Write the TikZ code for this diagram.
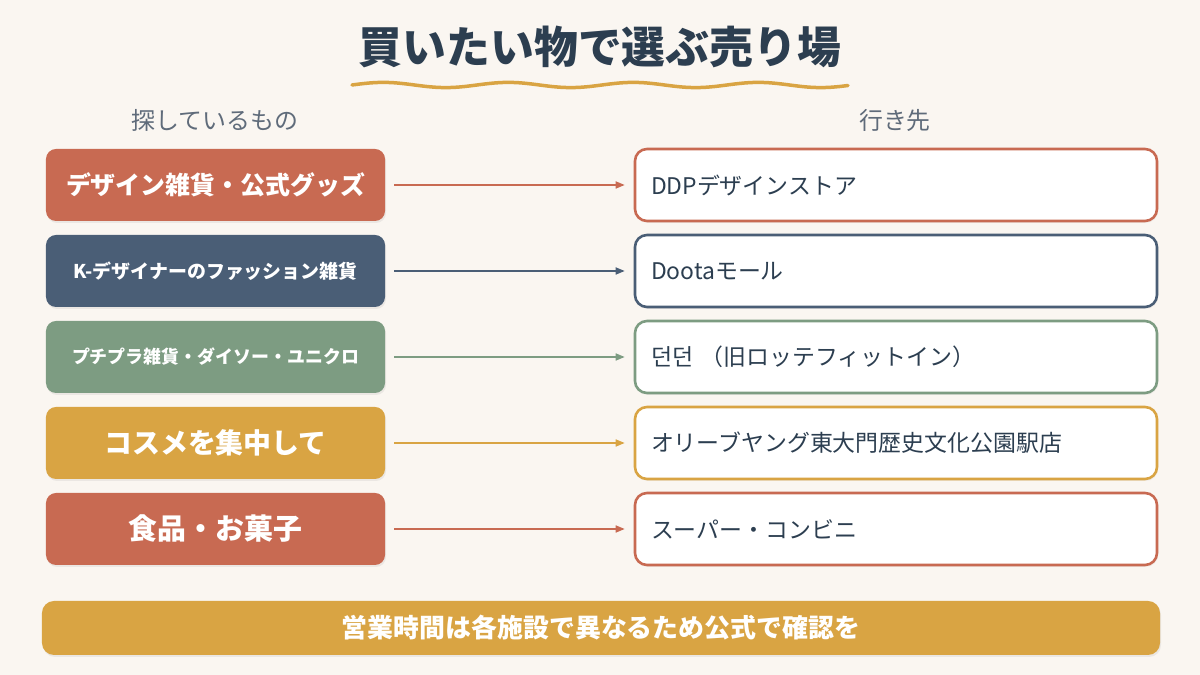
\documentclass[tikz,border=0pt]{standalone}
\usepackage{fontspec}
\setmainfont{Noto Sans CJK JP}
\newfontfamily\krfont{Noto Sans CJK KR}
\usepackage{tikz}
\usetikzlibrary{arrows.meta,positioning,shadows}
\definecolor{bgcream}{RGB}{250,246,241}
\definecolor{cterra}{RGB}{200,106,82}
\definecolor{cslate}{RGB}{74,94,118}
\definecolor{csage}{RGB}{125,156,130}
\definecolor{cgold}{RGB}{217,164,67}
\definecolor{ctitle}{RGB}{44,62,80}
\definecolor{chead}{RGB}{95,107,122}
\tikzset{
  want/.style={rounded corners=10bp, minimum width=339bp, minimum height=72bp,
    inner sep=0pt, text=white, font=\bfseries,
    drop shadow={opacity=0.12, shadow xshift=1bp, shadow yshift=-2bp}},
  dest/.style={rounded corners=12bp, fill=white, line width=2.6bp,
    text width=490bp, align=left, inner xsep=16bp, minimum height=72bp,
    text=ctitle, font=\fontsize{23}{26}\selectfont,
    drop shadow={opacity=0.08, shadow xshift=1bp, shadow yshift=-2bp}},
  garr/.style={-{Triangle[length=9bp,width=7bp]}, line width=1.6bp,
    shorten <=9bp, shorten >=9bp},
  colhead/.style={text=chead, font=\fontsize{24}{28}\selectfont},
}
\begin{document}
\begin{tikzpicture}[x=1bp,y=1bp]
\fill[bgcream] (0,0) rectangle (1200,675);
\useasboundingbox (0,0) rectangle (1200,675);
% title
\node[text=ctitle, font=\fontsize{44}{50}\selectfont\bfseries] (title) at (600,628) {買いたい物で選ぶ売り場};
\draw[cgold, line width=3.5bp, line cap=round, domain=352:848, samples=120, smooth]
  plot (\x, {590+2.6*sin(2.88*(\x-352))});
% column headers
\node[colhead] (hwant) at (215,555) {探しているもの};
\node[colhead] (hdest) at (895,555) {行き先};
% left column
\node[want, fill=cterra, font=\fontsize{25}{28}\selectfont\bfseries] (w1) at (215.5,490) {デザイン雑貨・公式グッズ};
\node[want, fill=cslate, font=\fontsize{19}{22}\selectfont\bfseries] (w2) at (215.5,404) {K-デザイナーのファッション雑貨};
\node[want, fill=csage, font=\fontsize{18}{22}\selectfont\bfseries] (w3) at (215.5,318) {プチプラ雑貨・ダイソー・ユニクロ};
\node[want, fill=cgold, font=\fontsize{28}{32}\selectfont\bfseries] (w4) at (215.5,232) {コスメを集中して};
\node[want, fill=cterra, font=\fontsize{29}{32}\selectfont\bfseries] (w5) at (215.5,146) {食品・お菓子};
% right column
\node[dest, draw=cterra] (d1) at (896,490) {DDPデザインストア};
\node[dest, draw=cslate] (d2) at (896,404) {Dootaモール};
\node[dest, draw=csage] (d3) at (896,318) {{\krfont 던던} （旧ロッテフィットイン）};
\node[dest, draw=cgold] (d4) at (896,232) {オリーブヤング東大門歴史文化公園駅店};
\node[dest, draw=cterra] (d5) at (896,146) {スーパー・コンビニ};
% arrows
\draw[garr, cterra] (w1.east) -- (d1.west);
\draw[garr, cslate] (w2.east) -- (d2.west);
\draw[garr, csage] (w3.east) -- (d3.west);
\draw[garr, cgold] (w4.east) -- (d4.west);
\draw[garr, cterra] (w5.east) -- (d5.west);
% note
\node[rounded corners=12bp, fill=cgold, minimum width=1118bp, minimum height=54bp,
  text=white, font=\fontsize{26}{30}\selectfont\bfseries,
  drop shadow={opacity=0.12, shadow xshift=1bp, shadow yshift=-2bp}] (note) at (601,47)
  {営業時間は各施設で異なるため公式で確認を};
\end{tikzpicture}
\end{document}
----------
Write out the data precisely as given, excluding the pictures.

## [Complete answer]
Write the TikZ code for this diagram.
\documentclass[tikz,border=0pt]{standalone}
\usepackage{fontspec}
\setmainfont{Noto Sans CJK JP}
\newfontfamily\krfont{Noto Sans CJK KR}
\usepackage{tikz}
\usetikzlibrary{arrows.meta,positioning,shadows}
\definecolor{bgcream}{RGB}{250,246,241}
\definecolor{cterra}{RGB}{200,106,82}
\definecolor{cslate}{RGB}{74,94,118}
\definecolor{csage}{RGB}{125,156,130}
\definecolor{cgold}{RGB}{217,164,67}
\definecolor{ctitle}{RGB}{44,62,80}
\definecolor{chead}{RGB}{95,107,122}
\tikzset{
  want/.style={rounded corners=10bp, minimum width=339bp, minimum height=72bp,
    inner sep=0pt, text=white, font=\bfseries,
    drop shadow={opacity=0.12, shadow xshift=1bp, shadow yshift=-2bp}},
  dest/.style={rounded corners=12bp, fill=white, line width=2.6bp,
    text width=490bp, align=left, inner xsep=16bp, minimum height=72bp,
    text=ctitle, font=\fontsize{23}{26}\selectfont,
    drop shadow={opacity=0.08, shadow xshift=1bp, shadow yshift=-2bp}},
  garr/.style={-{Triangle[length=9bp,width=7bp]}, line width=1.6bp,
    shorten <=9bp, shorten >=9bp},
  colhead/.style={text=chead, font=\fontsize{24}{28}\selectfont},
}
\begin{document}
\begin{tikzpicture}[x=1bp,y=1bp]
\fill[bgcream] (0,0) rectangle (1200,675);
\useasboundingbox (0,0) rectangle (1200,675);
% title
\node[text=ctitle, font=\fontsize{44}{50}\selectfont\bfseries] (title) at (600,628) {買いたい物で選ぶ売り場};
\draw[cgold, line width=3.5bp, line cap=round, domain=352:848, samples=120, smooth]
  plot (\x, {590+2.6*sin(2.88*(\x-352))});
% column headers
\node[colhead] (hwant) at (215,555) {探しているもの};
\node[colhead] (hdest) at (895,555) {行き先};
% left column
\node[want, fill=cterra, font=\fontsize{25}{28}\selectfont\bfseries] (w1) at (215.5,490) {デザイン雑貨・公式グッズ};
\node[want, fill=cslate, font=\fontsize{19}{22}\selectfont\bfseries] (w2) at (215.5,404) {K-デザイナーのファッション雑貨};
\node[want, fill=csage, font=\fontsize{18}{22}\selectfont\bfseries] (w3) at (215.5,318) {プチプラ雑貨・ダイソー・ユニクロ};
\node[want, fill=cgold, font=\fontsize{28}{32}\selectfont\bfseries] (w4) at (215.5,232) {コスメを集中して};
\node[want, fill=cterra, font=\fontsize{29}{32}\selectfont\bfseries] (w5) at (215.5,146) {食品・お菓子};
% right column
\node[dest, draw=cterra] (d1) at (896,490) {DDPデザインストア};
\node[dest, draw=cslate] (d2) at (896,404) {Dootaモール};
\node[dest, draw=csage] (d3) at (896,318) {{\krfont 던던} （旧ロッテフィットイン）};
\node[dest, draw=cgold] (d4) at (896,232) {オリーブヤング東大門歴史文化公園駅店};
\node[dest, draw=cterra] (d5) at (896,146) {スーパー・コンビニ};
% arrows
\draw[garr, cterra] (w1.east) -- (d1.west);
\draw[garr, cslate] (w2.east) -- (d2.west);
\draw[garr, csage] (w3.east) -- (d3.west);
\draw[garr, cgold] (w4.east) -- (d4.west);
\draw[garr, cterra] (w5.east) -- (d5.west);
% note
\node[rounded corners=12bp, fill=cgold, minimum width=1118bp, minimum height=54bp,
  text=white, font=\fontsize{26}{30}\selectfont\bfseries,
  drop shadow={opacity=0.12, shadow xshift=1bp, shadow yshift=-2bp}] (note) at (601,47)
  {営業時間は各施設で異なるため公式で確認を};
\end{tikzpicture}
\end{document}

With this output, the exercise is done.